In 2026, the brands that win are no longer the ones that move the fastest; they are the ones that think deeper. As the marketing industry grapples with accelerated cultural cycles, algorithmic pressure and an increasingly sceptical consumer, a clear divide has emerged between brands that chase trends and brands that understand culture. The difference is not cosmetic. It is structural, strategic and, increasingly, commercial.
Trend chasing, once considered a hallmark of agility and cultural awareness, has evolved into a high-risk, low-reward strategy. Digital culture now moves at a pace that outstrips traditional brand decision-making, meaning most trend-led executions arrive late, diluted or disconnected from the communities that originated them. Audiences have developed a sharp radar for performative participation. They can tell when a brand is present for relevance rather than resonance, and they disengage accordingly.
Cultural intelligence, by contrast, operates upstream in the decision-making process. Rather than reacting to what is popular, brands analyse why certain behaviours, narratives and aesthetics are gaining traction and what they signal about audience needs, pressures and identity. This requires reading culture through context and using those insights to guide participation, not dictate imitation. In 2026, audiences reward this approach with deeper engagement, higher trust and sustained loyalty because it signals understanding rather than opportunism. Cultural intelligence is no longer an expressive layer added at execution; it is a strategic capability that shapes whether a brand participates at all.

This shift is being driven by a consumer landscape shaped by fatigue and fluency. Audiences, particularly younger cohorts, are deeply literate in brand behaviour. They understand algorithms, monetisation and marketing mechanics. They do not expect brands to be perfect, but they do expect them to be self-aware. Attempts to borrow language, humour or visual codes without understanding their origin are immediately exposed. In this environment, authenticity is not about tone; it is about the alignment between brand values, actions and cultural participation.
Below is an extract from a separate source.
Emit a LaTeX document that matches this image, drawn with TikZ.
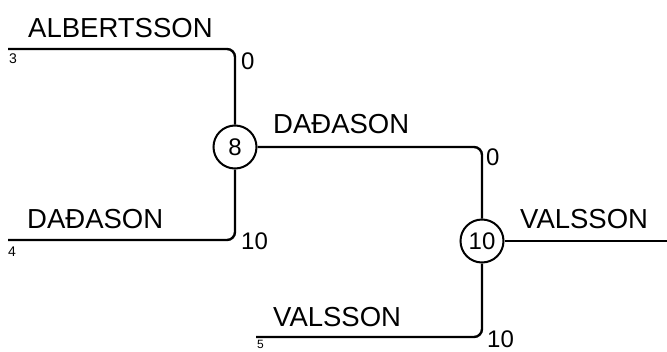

From a marketing perspective, cultural intelligence reframes how value is created. Rather than building campaigns around moments, intelligent brands build frameworks that allow them to participate in culture consistently and credibly over time. This requires investment in insight, not just information. Social listening tools may surface what is trending, but they cannot explain the meaning, sentiment, or consequences. Brands that are leading in 2026 are pairing data with human interpretation, bringing together strategists, creators, community managers and cultural researchers to decode behaviour rather than simply observe it.
The implications for influencer and creator marketing are equally significant. Transactional, trend-based collaborations are giving way to longer-term partnerships rooted in trust and shared values. Creators are no longer distribution channels; they are cultural intermediaries. Brands that treat them as such benefit from relevance that feels earned, not rented. This approach reduces reputational risk, improves creative performance and builds sustained audience affinity.
Crucially, cultural intelligence also introduces discipline. Not every brand needs to comment on every cultural moment, and not every silence is a missed opportunity. In many cases, restraint is the most intelligent move a brand can make. Knowing when not to participate is as important as knowing how.
Cultural intelligence becomes effective when it is embedded into how brands plan, brief, partner, and evaluate, rather than applied at execution. Culturally intelligent brands plan around audience realities such as economic pressure, identity shifts and behavioural fatigue, instead of fleeting moments, which creates consistent strategic territories rather than reactive bursts and earns sustained attention over time.
Briefs are grounded in clear cultural hypotheses, defining the behaviour being addressed and the brand’s credible role within it, resulting in work that feels intentional rather than opportunistic and reducing audience scepticism. In partnerships, this approach prioritises trusted cultural intermediaries over trending faces, shifting creator relationships from transactional to relational; audiences respond with higher trust, organic sharing and lower resistance because the brand presence feels earned.
Evaluation then focuses on resonance rather than reach, measuring sentiment quality, repeat engagement and long-term association, which audiences reward with loyalty rather than one-off interaction. This is the distinction that matters in 2026: trend chasing captures attention in the moment, while cultural intelligence builds meaning that lasts, turning visibility into credibility and participation into permission.
It requires patience, curiosity and a willingness to accept that culture does not exist to serve brand objectives. Brands earn their place within it.
As marketing enters its next chapter, the question is no longer whether a brand is culturally present, but whether it is culturally competent. Trend chasing will continue to offer short bursts of attention, but it is cultural intelligence that builds relevance that lasts.